В государственных и ведомственных газетах тоже стал заметен, как тогда говорили, плюрализм мнений. Публиковались статьи представителей разных профессий, и вдруг резко возросла потребность в журналистах. Газеты писали на своих страницах объявления, что им требуются репортеры. Приглашались люди, даже не имеющие журналистского образования. Чтобы быть ближе к литературному труду, я тоже стала подыскивать варианты работы в газете. И была готова согласиться на меньшую оплату! Так хотелось, пусть уже и в зрелом возрасте, реализовать мечты детства.

Летом 91 года решение было принято. Получена согласительная бумага от редакции многотиражной газеты научно-производственного объединения «Ленинец», чтобы уволиться с переводом, что позволяло сохранить непрерывность стажа, дающая определенные льготы при оплате больничного листа или назначении пенсии. Меня знали в этой газете как постоянного автора сатирических рассказов, а там как раз требовался пишущий человек. Отложив последний шаг – увольнение – на послеотпускное время, мы с младшей дочерью-школьницей уезжаем отдыхать к моим друзьям в Тамбов. Старшая дочь – уже студентка, на практике в Латвии, а муж остается в городе, работает – у него в тот год нет летнего отпуска.

День августовского путча застает меня накануне отъезда из Тамбова. В телевизоре – «Танец маленьких лебедей» из балета Чайковского. В газетах печатается Постановление временного правительства о введении чрезвычайного положения в стране, содержащее ряд обескураживающих пунктов [5] .

Особенно меня опечалил пункт о запрете увольнения по собственному желанию на предстоящие шесть месяцев – рушится моя личная мечта о журналистской работе. Впрочем, и другие пункты насторожили.
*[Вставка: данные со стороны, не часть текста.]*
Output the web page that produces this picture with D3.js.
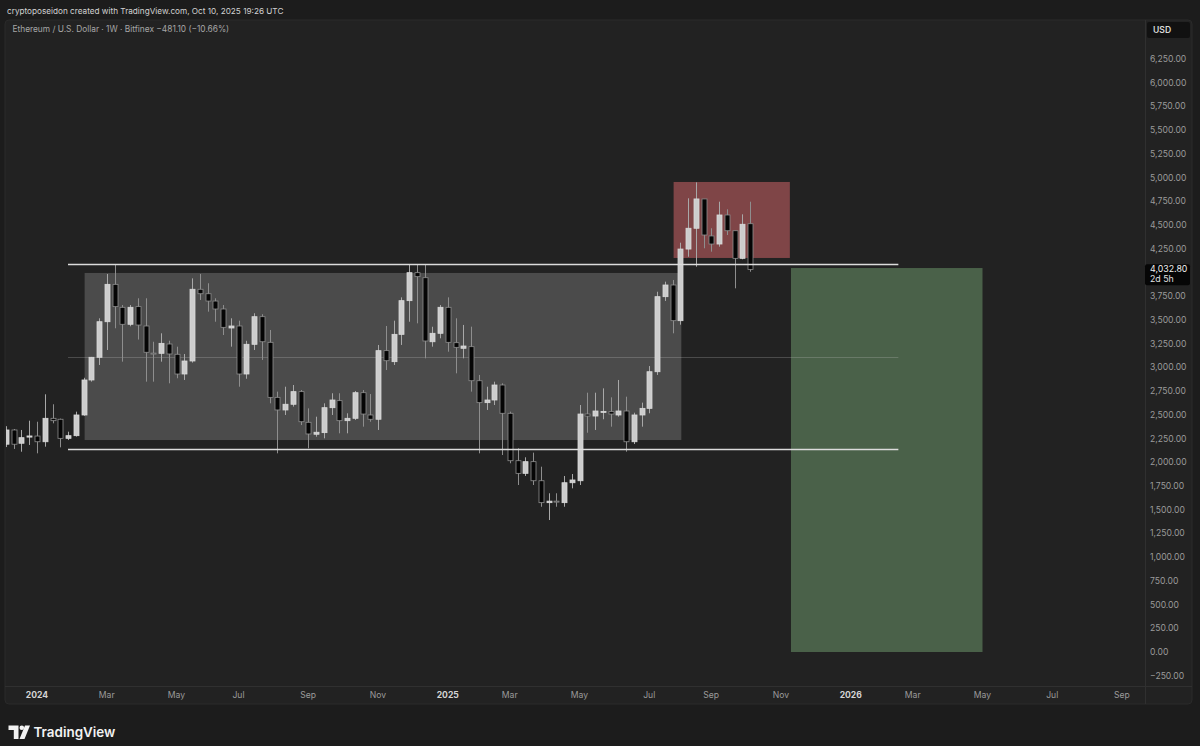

Однако спонтанный путч вскоре ликвидируется, все возвращается на свою стезю. Но развал экономики продолжается, и даже подстегнут случившимся. В сентябре, прежде чем подать заявление об увольнении, уточняю свои позиции в многотиражке и узнаю, что за два месяца и там произошли перемены. Что сама газета, как и содержащее ее предприятие, дышат на ладан, что теперь им новые сотрудники не нужны, поскольку и старые не получают зарплату.